The idea of companies having a central control in the direction of AI-generated content can be considered a geopolitical problem, not just a market one. We reference similar ideological fault lines that produced competing visions of the internet: Silicon Valley’s open innovation, Europe’s regulatory model, and China’s state control are now reasserting themselves around AI infrastructure.

The outcome of that contest, he argues, will matter more than any individual model breakthrough.

AI’s Spotify Moment

The closest parallel may be the music industry's own reckoning a decade ago. The internet created a data distribution crisis that the music industry fought legally before Spotify resolved it economically — through per-use licensing, attribution architecture, and revenue sharing.
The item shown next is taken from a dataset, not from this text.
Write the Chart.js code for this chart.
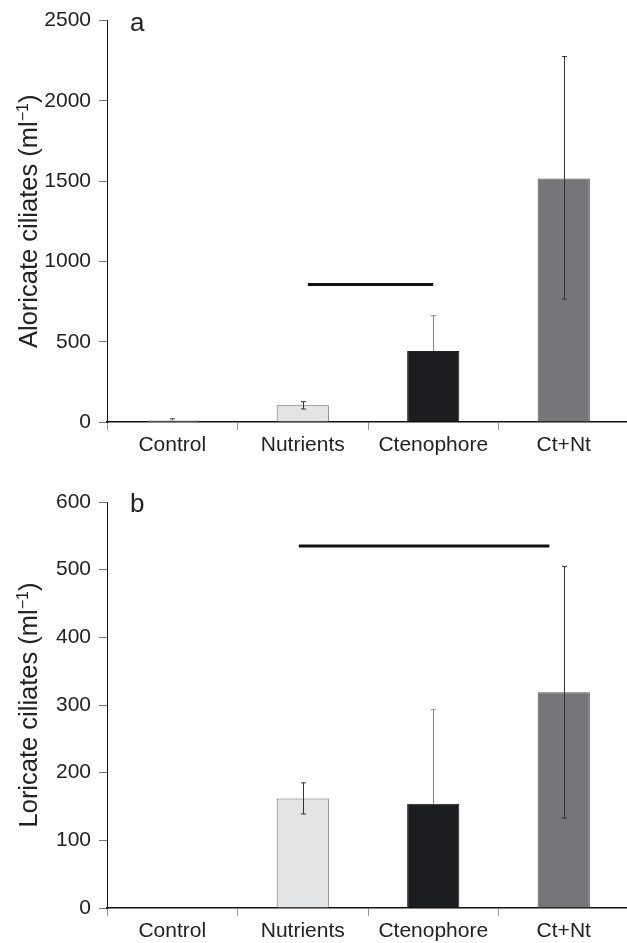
<!DOCTYPE html>
<html>
<head>
<meta charset="utf-8">
<script src="https://cdn.jsdelivr.net/npm/chart.js@4.4.0/dist/chart.umd.min.js"></script>
<style>
body{margin:0;background:#fff;overflow:hidden;width:627px;height:943px;position:relative}
canvas{position:absolute;left:0}
#chartA{top:0}
#chartB{top:470px}
</style>
</head>
<body>
<canvas id="chartA" width="629" height="470" style="width:629px;height:470px"></canvas>
<canvas id="chartB" width="629" height="473" style="width:629px;height:473px"></canvas>
<script>
var treatments=['Control','Nutrients','Ctenophore','Ct+Nt']
var barColors=['#ffffff','#e3e4e6','#1c1d20','#76757a']
var barBorders=['#6a6a6a','#6a6a6a','#1c1d20','#505050']
var errColors=['#444','#333','#888','#333']

// panel a - aloricate ciliates
var alorMean=[10,104,442,1517]
var alorErrUp=[10,23,220,759]
var alorErrDown=[0,23,0,752]
var alorTicks=[0,500,1000,1500,2000,2500]
var alorSig=[1.04,2.0,857]   // from cat, to cat, level

// panel b - loricate ciliates
var loriMean=[0,162,154,319]
var loriErrUp=[0,23,139,186]
var loriErrDown=[0,23,0,186]
var loriTicks=[0,100,200,300,400,500,600]
var loriSig=[0.97,2.89,535]

var FONT='"Liberation Sans", Arial, Helvetica, sans-serif'

function extrasPlugin(up,down,mean,sig,letter,title){
  return {
    id:'extras',
    afterDatasetsDraw:function(chart){
      var ctx=chart.ctx, x=chart.scales.x, y=chart.scales.y
      ctx.save()
      ctx.lineWidth=1
      for(var i=0;i<mean.length;i++){
        if(!up[i] && !down[i]) continue
        var cx=Math.round(x.getPixelForValue(i))+0.5
        var t=y.getPixelForValue(mean[i]+up[i])
        var b=y.getPixelForValue(mean[i]-down[i])
        ctx.strokeStyle=errColors[i]
        ctx.beginPath()
        ctx.moveTo(cx,t);ctx.lineTo(cx,b)
        if(up[i]){ctx.moveTo(cx-2.5,t);ctx.lineTo(cx+2.5,t)}
        if(down[i]){ctx.moveTo(cx-2.5,b);ctx.lineTo(cx+2.5,b)}
        ctx.stroke()
      }
      // significance line
      ctx.strokeStyle='#111'
      ctx.lineWidth=3
      var sy=y.getPixelForValue(sig[2])
      ctx.beginPath()
      ctx.moveTo(x.getPixelForValue(sig[0]),sy)
      ctx.lineTo(x.getPixelForValue(sig[1]),sy)
      ctx.stroke()
      ctx.restore()
    },
    afterDraw:function(chart){
      var ctx=chart.ctx, a=chart.chartArea
      ctx.save()
      ctx.fillStyle='#222'
      ctx.font='26px '+FONT
      ctx.textBaseline='alphabetic'
      ctx.fillText(letter,a.left+23,a.top+10)
      // y axis title with superscript
      var big='25.5px '+FONT, small='16px '+FONT
      var p1=title+' (ml', p2='\u22121', p3=')'
      ctx.font=big; var w1=ctx.measureText(p1).width, w3=ctx.measureText(p3).width
      ctx.font=small; var w2=ctx.measureText(p2).width
      var tot=w1+w2+w3
      ctx.translate(37,(a.top+a.bottom)/2)
      ctx.rotate(-Math.PI/2)
      var sx=-tot/2
      ctx.font=big; ctx.fillText(p1,sx,0)
      ctx.font=small; ctx.fillText(p2,sx+w1,-9)
      ctx.font=big; ctx.fillText(p3,sx+w1+w2,0)
      ctx.restore()
    }
  }
}

function makeChart(id,mean,up,down,ticks,sig,letter,title,padTop,bottomH){
  return new Chart(document.getElementById(id),{
    type:'bar',
    data:{
      labels:treatments,
      datasets:[{
        data:mean,
        backgroundColor:barColors,
        borderColor:barBorders,
        borderWidth:1,
        barPercentage:0.4,
        categoryPercentage:1
      }]
    },
    options:{
      responsive:false,
      animation:false,
      layout:{padding:{top:padTop,left:0,right:0,bottom:0}},
      plugins:{legend:{display:false},tooltip:{enabled:false}},
      scales:{
        x:{
          grid:{offset:true,drawOnChartArea:false,drawTicks:true,tickLength:8,color:'#999'},
          border:{color:'#111',width:1.5},
          ticks:{font:{family:FONT,size:21},color:'#222',padding:3,maxRotation:0},
          afterFit:function(s){s.height=bottomH}
        },
        y:{
          min:0,
          max:ticks[ticks.length-1],
          afterBuildTicks:function(s){s.ticks=ticks.map(function(v){return {value:v}})},
          grid:{drawOnChartArea:false,tickLength:8,color:'#777'},
          border:{color:'#111',width:1},
          ticks:{font:{family:FONT,size:21},color:'#222',padding:8,callback:function(v){return String(v)}},
          afterFit:function(s){s.width=107}
        }
      }
    },
    plugins:[extrasPlugin(up,down,mean,sig,letter,title)]
  })
}

makeChart('chartA',alorMean,alorErrUp,alorErrDown,alorTicks,alorSig,'a','Aloricate ciliates',18,48)
makeChart('chartB',loriMean,loriErrUp,loriErrDown,loriTicks,loriSig,'b','Loricate ciliates',32,35)
</script>
</body>
</html>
Generative AI is producing a data generation crisis that demands the same kind of structural solution. “Spotify said something really smart,” he explained. “Instead of buying the album, we will let you use it per use, per listening. And every time you hear a song, there is a mechanism behind the scenes to pay the artist.”

Bria AI is building that mechanism for visual artificial intelligence: an attribution engine that tracks which training data influenced a generated image and routes revenue back to the original creators. But Adato is candid about the gap between the vision and the current reality. He acknowledged Spotify’s failure in that the studios got rich, but the artists mostly didn’t. “We try to do it differently… but in many cases, the artist is simply not there.”
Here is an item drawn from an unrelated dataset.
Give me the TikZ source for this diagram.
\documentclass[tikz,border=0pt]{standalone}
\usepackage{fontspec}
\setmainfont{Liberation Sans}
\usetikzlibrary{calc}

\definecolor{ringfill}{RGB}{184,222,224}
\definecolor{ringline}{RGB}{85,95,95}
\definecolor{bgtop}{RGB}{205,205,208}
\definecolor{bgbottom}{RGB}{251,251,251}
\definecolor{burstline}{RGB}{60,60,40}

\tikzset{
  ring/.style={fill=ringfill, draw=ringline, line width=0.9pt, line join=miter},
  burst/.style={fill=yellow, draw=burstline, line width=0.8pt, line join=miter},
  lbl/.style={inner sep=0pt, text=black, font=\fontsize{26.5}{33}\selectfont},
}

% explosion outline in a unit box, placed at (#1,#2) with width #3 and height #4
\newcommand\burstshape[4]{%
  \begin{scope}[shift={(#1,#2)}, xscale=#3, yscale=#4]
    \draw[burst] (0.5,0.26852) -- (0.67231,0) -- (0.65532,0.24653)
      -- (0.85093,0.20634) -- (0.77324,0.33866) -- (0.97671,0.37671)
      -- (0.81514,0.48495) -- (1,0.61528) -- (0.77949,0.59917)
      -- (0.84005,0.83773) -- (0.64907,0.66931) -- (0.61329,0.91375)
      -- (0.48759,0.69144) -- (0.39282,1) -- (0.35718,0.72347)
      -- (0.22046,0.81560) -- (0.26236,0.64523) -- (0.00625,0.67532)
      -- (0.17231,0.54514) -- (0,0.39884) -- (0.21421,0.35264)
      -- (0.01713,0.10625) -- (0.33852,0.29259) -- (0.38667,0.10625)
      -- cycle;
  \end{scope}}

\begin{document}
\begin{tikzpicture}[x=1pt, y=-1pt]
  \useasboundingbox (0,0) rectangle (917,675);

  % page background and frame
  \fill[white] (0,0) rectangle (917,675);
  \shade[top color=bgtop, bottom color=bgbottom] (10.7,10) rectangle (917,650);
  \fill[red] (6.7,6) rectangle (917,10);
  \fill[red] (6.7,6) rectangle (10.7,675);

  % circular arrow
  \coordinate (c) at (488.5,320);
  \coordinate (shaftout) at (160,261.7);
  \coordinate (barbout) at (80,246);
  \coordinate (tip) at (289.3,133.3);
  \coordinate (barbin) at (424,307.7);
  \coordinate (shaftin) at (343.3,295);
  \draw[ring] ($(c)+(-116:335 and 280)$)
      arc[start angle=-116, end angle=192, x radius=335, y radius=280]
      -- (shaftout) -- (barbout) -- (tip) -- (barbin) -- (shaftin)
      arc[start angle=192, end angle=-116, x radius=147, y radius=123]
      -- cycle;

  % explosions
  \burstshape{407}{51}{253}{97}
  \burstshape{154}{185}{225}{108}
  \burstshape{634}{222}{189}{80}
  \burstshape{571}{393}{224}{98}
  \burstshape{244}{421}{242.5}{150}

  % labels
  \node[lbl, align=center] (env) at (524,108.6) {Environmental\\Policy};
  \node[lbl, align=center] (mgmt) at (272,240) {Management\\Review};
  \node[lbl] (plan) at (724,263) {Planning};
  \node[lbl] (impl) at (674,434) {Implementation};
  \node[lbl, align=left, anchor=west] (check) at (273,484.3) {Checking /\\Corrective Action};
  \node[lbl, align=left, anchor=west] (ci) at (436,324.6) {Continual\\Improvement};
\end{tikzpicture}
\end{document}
The stakes go beyond fairness to individual creators. If synthetic media can replicate everything for free, the incentive to create erodes entirely. “The fact that we can monetize intellectual property is mandatory to continue to develop the economy and society,” he says. “If you cancel the concept of copyright, there’s no reason to create games and movies. There’s no reason to create a brand because it has no value anymore.”

Regulation, he believes, is coming to answer the question the market has so far avoided: Who gets to benefit, and on what terms? “Something will happen,” he says. “I don’t know when, I don’t know how. But something will happen.”

The revolution, it turns out, will not be televised - it will be generated. But whether the economy forming around it is a fair one remains entirely unresolved.

Watch a 5-min preview:

“AI regulation: A geopolitical game between USA, EU, and China”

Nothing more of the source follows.